Aim: We investigated the use of non-antiretroviral drugs in the HIV-infected compared to the general population.
Methods: From the Danish HIV Cohort Study, we identified all HIV-infected individuals older than 18 years at HIV diagnosis who received care in Denmark through 1995-2013 and reported no injection drug abuse or hepatitis C infection. Population controls were identified from The Danish Civil Registration System and matched on age and gender (5:1). We analyzed the proportion of individuals who redeemed 0-1, 2-4, 5-9, or 10 or more non-antiretroviral drugs. Data were analyzed according to calendar time, age, time from initiation of combination antiretroviral therapy (cART) and stratified by gender, geographical origin and route of HIV transmission. We further analyzed the use of the 25 most used non-antiretroviral drug classes.

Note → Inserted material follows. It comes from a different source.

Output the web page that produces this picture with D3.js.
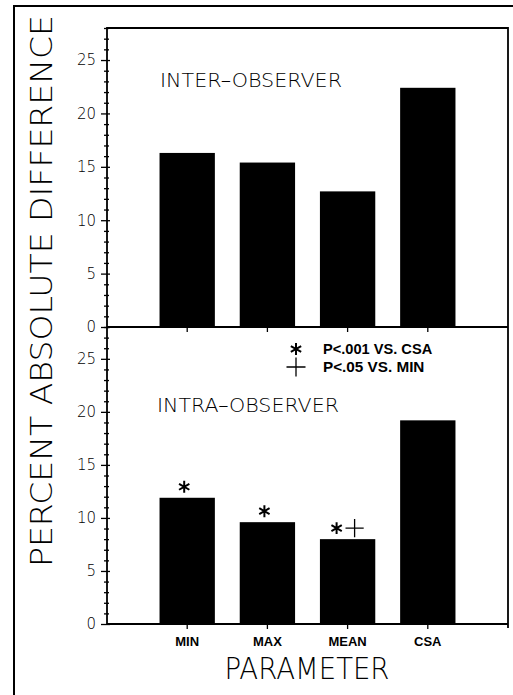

Results: We identified 4,928 HIV-infected individuals (median age: 37; 76.4% males). Overall, the HIV-infected population had a higher use of non-antiretroviral drugs compared to the background population. Whereas, the use of non-antiretroviral drugs in the HIV-infected population only changed marginally with time, the use in the background population increased considerably. Thus, use in the HIV-infected population only differed marginally from that of the background population in recent years. This difference was most pronounced in men who have sex with men (MSM).
Conclusion: Compared to the background population, HIV infected individuals have increased use of non-antiretroviral drugs. The excess use is mainly observed in MSM and has decreased with calendar time, why it in recent years only differs marginally from that observed in the background population.
Keywords: HAART; HIV; age-related diseases; multi-morbidity; polypharmacy.